20yo/F from Australia. Diagnosed at 14 with pancolitis after a year of symptoms, later diagnosed with sclerosing cholangitis as well. Pretty much tried every med and on the road to surgery.
Approx 15 bm’s per day
Appetite varies between not wanting to eat anything and wanting to eat everything in site
Myriad of general aches and pains
I was first diagnosed when I was 14 after being rushed to the emergency room by my parents. I’d been having frequent bloody toilet trips for about a year, but being only 13 I was afraid to tell anyone.I reasoned that because my period had stopped, the blood had to come out somewhere and I was lucky for not having to deal with periods. I knew it was illogical but I didn’t want to admit I was sick, I was in total denial.
For months prior to being diagnosed I had started missing a lot of school. I’d get half way to the bus stop and have to run home to poop or puke. My parents refused to believe I was sick because by midday I’d be relatively fine.
It had got so bad that I couldn’t even make it up a flight of stairs without stopping to sit down. Walking between classes was like running a marathon. I couldn’t even go shopping, if have to sit down on the floor at every opportunity.

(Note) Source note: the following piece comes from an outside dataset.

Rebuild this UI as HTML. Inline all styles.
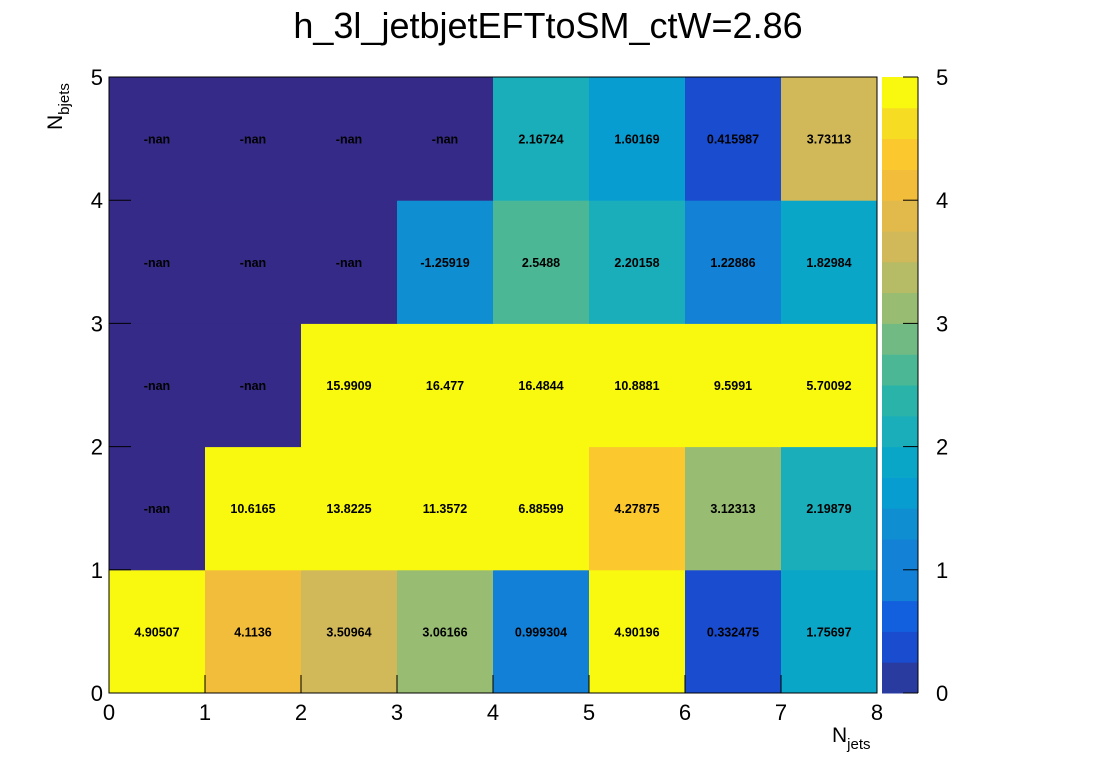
<!DOCTYPE html>
<html><head><meta charset="utf-8"><style>
body{margin:0;background:#fff}
svg{display:block;font-family:"Liberation Sans",Arial,sans-serif}
</style></head><body>
<svg id="c" width="1096" height="772">
<text x="548" y="38" font-size="36" text-anchor="middle">h_3l_jetbjetEFTtoSM_ctW=2.86</text>
<g id="cells"></g>
<g id="palette"></g>
<g id="axes"></g>
<text x="832" y="742" font-size="21">N<tspan font-size="15" dy="7">jets</tspan></text>
<text transform="translate(62,130) rotate(-90)" font-size="21">N<tspan font-size="15" dy="7">bjets</tspan></text>
</svg>
<script>
const xBins=[0,1,2,3,4,5,6,7];
const yBins=[0,1,2,3,4];
const row0=[4.90507,4.1136,3.50964,3.06166,0.999304,4.90196,0.332475,1.75697];
const row1=[NaN,10.6165,13.8225,11.3572,6.88599,4.27875,3.12313,2.19879];
const row2=[NaN,NaN,15.9909,16.477,16.4844,10.8881,9.5991,5.70092];
const row3=[NaN,NaN,NaN,-1.25919,2.5488,2.20158,1.22886,1.82984];
const row4=[NaN,NaN,NaN,NaN,2.16724,1.60169,0.415987,3.73113];
const labels=[
["4.90507","4.1136","3.50964","3.06166","0.999304","4.90196","0.332475","1.75697"],
["-nan","10.6165","13.8225","11.3572","6.88599","4.27875","3.12313","2.19879"],
["-nan","-nan","15.9909","16.477","16.4844","10.8881","9.5991","5.70092"],
["-nan","-nan","-nan","-1.25919","2.5488","2.20158","1.22886","1.82984"],
["-nan","-nan","-nan","-nan","2.16724","1.60169","0.415987","3.73113"]];
const rows=[row0,row1,row2,row3,row4];
const xTicks=[0,1,2,3,4,5,6,7,8];
const yTicks=[0,1,2,3,4,5];
const zTicks=[0,1,2,3,4,5];
const pal=["#2a3b9f","#1a4cd0","#1260de","#1380d8","#1381d5","#0f8fd2","#079dd0","#0aa6c7","#1aaebb","#2ab3a8","#4bb795","#72ba83","#97bc72","#b6bb65","#d1b95a","#e2ba4c","#f3bd3c","#fbc92e","#f6dc22","#f9f90f"];
const X0=109,X1=877,Y0=693,Y1=77,zMax=5;
const sx=v=>X0+(X1-X0)*v/8, sy=v=>Y0-(Y0-Y1)*v/5;
const ns="http://www.w3.org/2000/svg";
function mk(t,a,p){const e=document.createElementNS(ns,t);for(const k in a)e.setAttribute(k,a[k]);p.appendChild(e);return e;}
function col(v){if(isNaN(v))return "#352a87";v=Math.abs(v);let i=Math.floor(v/zMax*20);if(i>19)i=19;return pal[i];}
const cells=document.getElementById('cells');
rows.forEach((r,j)=>r.forEach((v,i)=>{
 const rc=mk('rect',{x:sx(i),y:sy(j+1),width:sx(i+1)-sx(i)+0.5,height:sy(j)-sy(j+1)+0.5,fill:col(v)},cells);
 
 
 const t=mk('text',{x:(sx(i)+sx(i+1))/2,y:(sy(j)+sy(j+1))/2+5,'font-size':12.5,'font-weight':'bold','text-anchor':'middle'},cells);
 t.textContent=labels[j][i];
 
 
}));
const P=document.getElementById('palette');
pal.forEach((c,k)=>{const y1=Y0-(Y0-Y1)*(k+1)/20,y0=Y0-(Y0-Y1)*k/20;
 const r=mk('rect',{x:882,y:y1,width:36,height:y0-y1+0.5,fill:c},P);
 
 });
const A=document.getElementById('axes');
const fr=mk('rect',{x:X0,y:Y1,width:X1-X0,height:Y0-Y1,fill:'none',stroke:'#000','stroke-width':1},A);


xTicks.forEach(v=>{mk('line',{x1:sx(v),x2:sx(v),y1:Y0,y2:Y0-18,stroke:'#000'},A);
 const t=mk('text',{x:sx(v),y:Y0+27,'font-size':22,'text-anchor':'middle'},A);t.textContent=v;
 
 });
yTicks.forEach(v=>{mk('line',{x1:X0,x2:X0+22,y1:sy(v),y2:sy(v),stroke:'#000'},A);
 const t=mk('text',{x:X0-6,y:sy(v)+8,'font-size':22,'text-anchor':'end'},A);t.textContent=v;
 
 });
zTicks.forEach(v=>{const y=Y0-(Y0-Y1)*v/zMax;mk('line',{x1:903,x2:918,y1:y,y2:y,stroke:'#000'},A);
 const t=mk('text',{x:936,y:y+8,'font-size':22},A);t.textContent=v;
 
 });
mk('line',{x1:918,x2:918,y1:Y1,y2:Y0,stroke:'#000'},A);
</script>
</body></html>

The saving moment came when I woke up one Saturday with a headache so bad it had me in tears. I was a tough tomboy who never cried over anything. I couldn’t stop vomiting. I was slurring all my words and getting frustrated. I’d try to say yes and a completely different word would come out. When we arrived at the hospital I stood up to walk in and collapsed on the car park ground. I only remember bits and pieces of that day in broken recollections. Getting out of the car, being on the ground suddenly, sitting inside in a wheelchair. I remember the triage nurse asking me questions and having no idea what she was saying. The worst part of the day was having a finger shoved up my butt. What kind of 14 year old is going to let you do that without a fight? Even though I could barely stand I still kicked up a fuss over changing into a buttless gown, probably the thing I remember most vividly.
I was later told I had 3 or 4 blood infusions that day and was close to being in a coma from the blood loss.
Since then I’ve had different drugs flung non stop at me.
I started with Prednisolone like most people and at my first specialists appointment was prescribed mesalazine granules. I don’t remember how long they worked for, but eventually I was admitted to hospital again because it had built up to toxic levels in my body, I had waste coming out of every orifice. They didn’t believe it was causing the crazy pooping and puking and had me continue it at the hospital where it caused me to poop so violently I couldn’t even make it to the toilet that was mere metres away. After crapping myself at least 4 times in an hour they finally believed me.
Since then I’ve tried Azathioprine, Infliximab, methotrexate, olsalazine, mercaptopurine and sirolimus. The ones that actually worked were causing liver problems and had to be discontinued. Others just didn’t work, and one messed with my bone marrow or something.
At the moment the only option left is surgery. At the start of all this I was completely against the idea of ever having surgery, but at this point I’ve given up faith that drugs will work. I’ve had years to get used to the thought of surgery but it still terrifies me. Before they can start surgery I need to lose weight, being on steroids almost the whole 6 years hasn’t helped. I was always bigger, except when I was horribly sick, but now I’m about double the healthy weight I should be. At 5 ft my aim is to get between 50 and 60kg.
I haven’t been putting much effort into losing weight because I’m really worried about surgery. Thankfully I have a supportive boyfriend who understands but living 4 hours away definitely makes it difficult.
Where I’d like to be in 1 year:
Every year I think “Hopefully this or that drug will have taken affect and I’ll be well by Christmas” but it’s never the case. Ideally in one year I’d like a cure, but we know that’s not going to happen. Realistically, I’d like to have at least lost a decent amount of weight and possibly have had the first surgery.